#### Source data

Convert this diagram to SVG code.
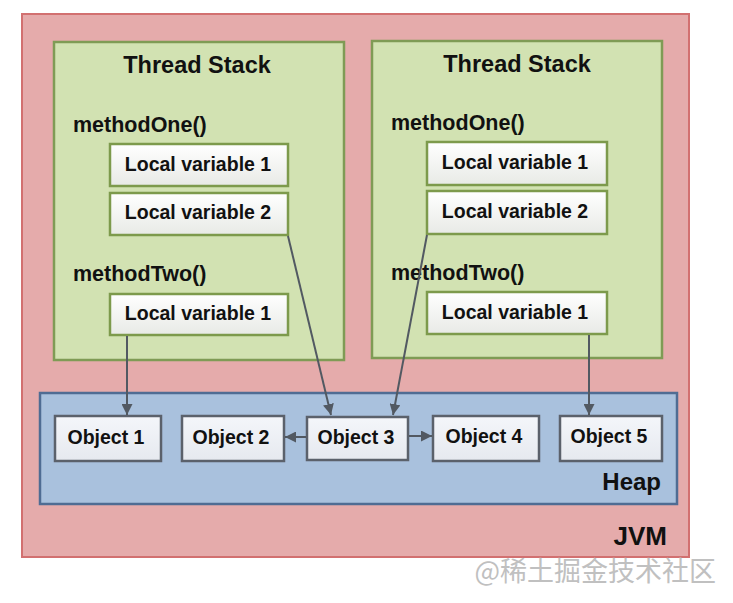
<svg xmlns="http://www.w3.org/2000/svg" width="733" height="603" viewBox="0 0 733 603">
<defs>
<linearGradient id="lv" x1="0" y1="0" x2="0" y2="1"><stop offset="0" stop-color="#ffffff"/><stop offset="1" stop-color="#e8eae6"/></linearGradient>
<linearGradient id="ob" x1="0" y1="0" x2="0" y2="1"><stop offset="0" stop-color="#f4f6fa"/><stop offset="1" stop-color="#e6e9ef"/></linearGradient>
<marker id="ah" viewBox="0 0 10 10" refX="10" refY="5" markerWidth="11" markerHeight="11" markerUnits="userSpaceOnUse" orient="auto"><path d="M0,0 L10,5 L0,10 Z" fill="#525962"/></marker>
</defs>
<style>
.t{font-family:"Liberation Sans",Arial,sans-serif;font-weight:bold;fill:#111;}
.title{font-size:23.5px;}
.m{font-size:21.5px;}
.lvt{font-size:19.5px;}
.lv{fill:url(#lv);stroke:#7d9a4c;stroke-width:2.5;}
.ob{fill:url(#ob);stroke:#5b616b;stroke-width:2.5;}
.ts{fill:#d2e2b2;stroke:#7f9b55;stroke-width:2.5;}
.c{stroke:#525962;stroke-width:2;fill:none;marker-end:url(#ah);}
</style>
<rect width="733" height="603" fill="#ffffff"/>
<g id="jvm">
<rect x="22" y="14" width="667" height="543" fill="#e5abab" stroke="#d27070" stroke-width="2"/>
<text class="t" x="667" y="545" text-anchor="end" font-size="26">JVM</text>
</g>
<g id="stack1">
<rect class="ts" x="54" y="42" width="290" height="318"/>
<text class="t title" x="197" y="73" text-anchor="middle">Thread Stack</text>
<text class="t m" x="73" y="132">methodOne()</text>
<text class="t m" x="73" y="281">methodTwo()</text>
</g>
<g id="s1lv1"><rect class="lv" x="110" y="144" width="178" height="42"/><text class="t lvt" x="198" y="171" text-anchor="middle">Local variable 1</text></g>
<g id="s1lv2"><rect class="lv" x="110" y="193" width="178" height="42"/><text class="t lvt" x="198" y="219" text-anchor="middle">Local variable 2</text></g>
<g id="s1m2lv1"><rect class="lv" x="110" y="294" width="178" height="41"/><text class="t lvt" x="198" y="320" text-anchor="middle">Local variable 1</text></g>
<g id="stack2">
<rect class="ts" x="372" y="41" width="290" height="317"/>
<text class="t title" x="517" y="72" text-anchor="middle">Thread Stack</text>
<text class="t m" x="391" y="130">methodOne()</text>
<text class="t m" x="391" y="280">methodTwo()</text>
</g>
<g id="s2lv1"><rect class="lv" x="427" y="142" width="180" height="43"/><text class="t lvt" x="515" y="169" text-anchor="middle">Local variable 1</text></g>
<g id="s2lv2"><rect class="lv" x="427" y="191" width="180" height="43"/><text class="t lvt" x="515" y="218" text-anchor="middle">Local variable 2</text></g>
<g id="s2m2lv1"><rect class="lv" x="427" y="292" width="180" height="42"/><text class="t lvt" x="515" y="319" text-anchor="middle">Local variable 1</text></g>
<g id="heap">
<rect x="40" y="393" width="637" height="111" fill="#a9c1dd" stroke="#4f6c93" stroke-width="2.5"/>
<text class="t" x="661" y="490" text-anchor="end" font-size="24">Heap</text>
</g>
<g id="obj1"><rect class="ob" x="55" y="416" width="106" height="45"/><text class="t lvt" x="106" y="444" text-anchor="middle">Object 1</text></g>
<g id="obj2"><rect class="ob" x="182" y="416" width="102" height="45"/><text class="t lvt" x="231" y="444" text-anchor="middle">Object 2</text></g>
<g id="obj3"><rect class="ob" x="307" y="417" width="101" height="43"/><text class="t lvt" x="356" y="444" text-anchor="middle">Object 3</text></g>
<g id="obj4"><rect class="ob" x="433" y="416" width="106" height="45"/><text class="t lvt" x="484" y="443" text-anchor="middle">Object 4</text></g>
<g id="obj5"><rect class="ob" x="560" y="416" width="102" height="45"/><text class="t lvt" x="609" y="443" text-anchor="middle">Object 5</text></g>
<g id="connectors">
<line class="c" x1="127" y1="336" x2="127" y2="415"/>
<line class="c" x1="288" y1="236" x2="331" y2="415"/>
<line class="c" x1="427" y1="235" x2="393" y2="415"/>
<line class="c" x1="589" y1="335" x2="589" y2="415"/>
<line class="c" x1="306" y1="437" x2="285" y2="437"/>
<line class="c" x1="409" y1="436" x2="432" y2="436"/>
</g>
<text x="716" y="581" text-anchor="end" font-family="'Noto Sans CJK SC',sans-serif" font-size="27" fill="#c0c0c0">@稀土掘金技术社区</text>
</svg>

########

Exclude the images and reproduce the remaining data exactly.

* [Answer to this task]:
Convert this diagram to SVG code.
<svg xmlns="http://www.w3.org/2000/svg" width="733" height="603" viewBox="0 0 733 603">
<defs>
<linearGradient id="lv" x1="0" y1="0" x2="0" y2="1"><stop offset="0" stop-color="#ffffff"/><stop offset="1" stop-color="#e8eae6"/></linearGradient>
<linearGradient id="ob" x1="0" y1="0" x2="0" y2="1"><stop offset="0" stop-color="#f4f6fa"/><stop offset="1" stop-color="#e6e9ef"/></linearGradient>
<marker id="ah" viewBox="0 0 10 10" refX="10" refY="5" markerWidth="11" markerHeight="11" markerUnits="userSpaceOnUse" orient="auto"><path d="M0,0 L10,5 L0,10 Z" fill="#525962"/></marker>
</defs>
<style>
.t{font-family:"Liberation Sans",Arial,sans-serif;font-weight:bold;fill:#111;}
.title{font-size:23.5px;}
.m{font-size:21.5px;}
.lvt{font-size:19.5px;}
.lv{fill:url(#lv);stroke:#7d9a4c;stroke-width:2.5;}
.ob{fill:url(#ob);stroke:#5b616b;stroke-width:2.5;}
.ts{fill:#d2e2b2;stroke:#7f9b55;stroke-width:2.5;}
.c{stroke:#525962;stroke-width:2;fill:none;marker-end:url(#ah);}
</style>
<rect width="733" height="603" fill="#ffffff"/>
<g id="jvm">
<rect x="22" y="14" width="667" height="543" fill="#e5abab" stroke="#d27070" stroke-width="2"/>
<text class="t" x="667" y="545" text-anchor="end" font-size="26">JVM</text>
</g>
<g id="stack1">
<rect class="ts" x="54" y="42" width="290" height="318"/>
<text class="t title" x="197" y="73" text-anchor="middle">Thread Stack</text>
<text class="t m" x="73" y="132">methodOne()</text>
<text class="t m" x="73" y="281">methodTwo()</text>
</g>
<g id="s1lv1"><rect class="lv" x="110" y="144" width="178" height="42"/><text class="t lvt" x="198" y="171" text-anchor="middle">Local variable 1</text></g>
<g id="s1lv2"><rect class="lv" x="110" y="193" width="178" height="42"/><text class="t lvt" x="198" y="219" text-anchor="middle">Local variable 2</text></g>
<g id="s1m2lv1"><rect class="lv" x="110" y="294" width="178" height="41"/><text class="t lvt" x="198" y="320" text-anchor="middle">Local variable 1</text></g>
<g id="stack2">
<rect class="ts" x="372" y="41" width="290" height="317"/>
<text class="t title" x="517" y="72" text-anchor="middle">Thread Stack</text>
<text class="t m" x="391" y="130">methodOne()</text>
<text class="t m" x="391" y="280">methodTwo()</text>
</g>
<g id="s2lv1"><rect class="lv" x="427" y="142" width="180" height="43"/><text class="t lvt" x="515" y="169" text-anchor="middle">Local variable 1</text></g>
<g id="s2lv2"><rect class="lv" x="427" y="191" width="180" height="43"/><text class="t lvt" x="515" y="218" text-anchor="middle">Local variable 2</text></g>
<g id="s2m2lv1"><rect class="lv" x="427" y="292" width="180" height="42"/><text class="t lvt" x="515" y="319" text-anchor="middle">Local variable 1</text></g>
<g id="heap">
<rect x="40" y="393" width="637" height="111" fill="#a9c1dd" stroke="#4f6c93" stroke-width="2.5"/>
<text class="t" x="661" y="490" text-anchor="end" font-size="24">Heap</text>
</g>
<g id="obj1"><rect class="ob" x="55" y="416" width="106" height="45"/><text class="t lvt" x="106" y="444" text-anchor="middle">Object 1</text></g>
<g id="obj2"><rect class="ob" x="182" y="416" width="102" height="45"/><text class="t lvt" x="231" y="444" text-anchor="middle">Object 2</text></g>
<g id="obj3"><rect class="ob" x="307" y="417" width="101" height="43"/><text class="t lvt" x="356" y="444" text-anchor="middle">Object 3</text></g>
<g id="obj4"><rect class="ob" x="433" y="416" width="106" height="45"/><text class="t lvt" x="484" y="443" text-anchor="middle">Object 4</text></g>
<g id="obj5"><rect class="ob" x="560" y="416" width="102" height="45"/><text class="t lvt" x="609" y="443" text-anchor="middle">Object 5</text></g>
<g id="connectors">
<line class="c" x1="127" y1="336" x2="127" y2="415"/>
<line class="c" x1="288" y1="236" x2="331" y2="415"/>
<line class="c" x1="427" y1="235" x2="393" y2="415"/>
<line class="c" x1="589" y1="335" x2="589" y2="415"/>
<line class="c" x1="306" y1="437" x2="285" y2="437"/>
<line class="c" x1="409" y1="436" x2="432" y2="436"/>
</g>
<text x="716" y="581" text-anchor="end" font-family="'Noto Sans CJK SC',sans-serif" font-size="27" fill="#c0c0c0">@稀土掘金技术社区</text>
</svg>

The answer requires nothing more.